When Saradzhev was seven years old, the sound of a particularly powerful church bell caused him to lose consciousness, and he was captivated for life. Although he was a skilled pianist, he always referred to the piano as “that well-tempered nitwit”: a piano can produce only twelve tones per octave, whereas Saradzhev perceived one thousand seven hundred and one. This sensitivity perhaps explains Saradzhev’s intense delight in Russian bells, which are unparalleled in their microtonal complexity. Each bell sounds a unique cloud of untempered frequencies, producing intervals unplayable on any twelve-tone keyboard. By such acoustic fingertips, Saradzhev could distinguish all four thousand of Moscow’s church bells. He described his hearing as “true pitch” (by contrast with perfect pitch). The capacity for true pitch, he said, lay dormant in all humans, and would someday be awakened. But in the meantime he was, like a superhero, cruelly isolated by his own powers. He spent more of his time working on a theory of the future of music that was incomprehensible to anyone who couldn’t hear a thousand or more distinct microtunes in an octave.
Still, the “bell symphonies”, which Saradzhev played in place of traditional church peals, were so popular that, even in the dead of winter, crowds filled the courtyard of the Church of St. Maron the Hermit to hear them. It is difficult to guess exactly how the symphonies sounded – Saradzhev struggled all his life with the problem of musical notation – but the effect, according to Tsvetaeva, was explosive: the sky seemed to collapse under the massive weight of thunder; the square filled with the metallic cries of gigantic bronze birds; the trills clattered overhead like swallows. Many listeners characterized Saradzhev’s ringing as “the music of the spheres.”
[Unfortunately, due to church rules he was never able to play his symphonies as he wanted since bells had to be used according to church rules. Professors at the Moscow Conservatory petitioned the People’s Commissariat of Enlightenment but the petition was denied. Therefore, to go back in our story, when Harvard hired him to install the bells at Lowell House he thought his dream had come true. – f.M.]
…Finally, some Americans, recognizing the greatness of his bell symphonies, were going to build him a symphonic belfry in America, equipped with thirty-four Russian bells: the seventeen Danilov bells, plus seventeen others of his own choosing. One can imagine Saradzhev’s feelings when he got to Harvard. Nobody was interested in the more than a hundred symphonies he had composed – which were unplayable now, anyway, since the seventeen bells he had painstakingly chosen were nowhere to be seen.

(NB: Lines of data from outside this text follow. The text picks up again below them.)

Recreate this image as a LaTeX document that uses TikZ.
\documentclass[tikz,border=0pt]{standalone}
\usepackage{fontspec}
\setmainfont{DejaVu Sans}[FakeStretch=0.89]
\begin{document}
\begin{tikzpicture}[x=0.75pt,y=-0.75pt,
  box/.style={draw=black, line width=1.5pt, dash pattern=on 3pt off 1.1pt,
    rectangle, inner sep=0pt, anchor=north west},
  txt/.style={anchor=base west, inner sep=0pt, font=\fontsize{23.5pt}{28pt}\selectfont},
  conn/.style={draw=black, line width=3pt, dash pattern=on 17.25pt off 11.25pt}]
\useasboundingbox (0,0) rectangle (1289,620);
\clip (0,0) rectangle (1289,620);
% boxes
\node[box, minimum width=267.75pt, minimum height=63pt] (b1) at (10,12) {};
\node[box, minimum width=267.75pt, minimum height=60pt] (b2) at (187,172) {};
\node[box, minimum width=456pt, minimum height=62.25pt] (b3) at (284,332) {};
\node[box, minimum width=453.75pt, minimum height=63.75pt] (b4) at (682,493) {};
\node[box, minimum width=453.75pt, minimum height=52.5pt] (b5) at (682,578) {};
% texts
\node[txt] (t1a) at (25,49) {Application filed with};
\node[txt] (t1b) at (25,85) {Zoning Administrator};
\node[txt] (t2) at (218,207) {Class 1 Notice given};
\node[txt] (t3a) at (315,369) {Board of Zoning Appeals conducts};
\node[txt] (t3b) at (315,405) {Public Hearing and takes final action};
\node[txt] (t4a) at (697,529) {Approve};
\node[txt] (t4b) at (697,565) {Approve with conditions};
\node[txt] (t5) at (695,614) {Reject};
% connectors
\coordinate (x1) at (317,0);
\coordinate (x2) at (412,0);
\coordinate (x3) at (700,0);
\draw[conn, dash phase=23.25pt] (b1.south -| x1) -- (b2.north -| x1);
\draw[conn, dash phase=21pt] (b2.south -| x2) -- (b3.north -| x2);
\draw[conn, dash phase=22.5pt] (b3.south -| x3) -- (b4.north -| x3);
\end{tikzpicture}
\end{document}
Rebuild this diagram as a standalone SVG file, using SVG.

Saradzhev is said to have returned to Moscow one night in 1931, unannounced, bringing his father a raccoon-fur hat with earflaps. America appeared not to have made much of an impression on him. “There’s nothing there but Americans,” he reportedly said, when pressed for details. Little is known of his later years. He is believed to have died in 1942, in a mental asylum in Moscow.”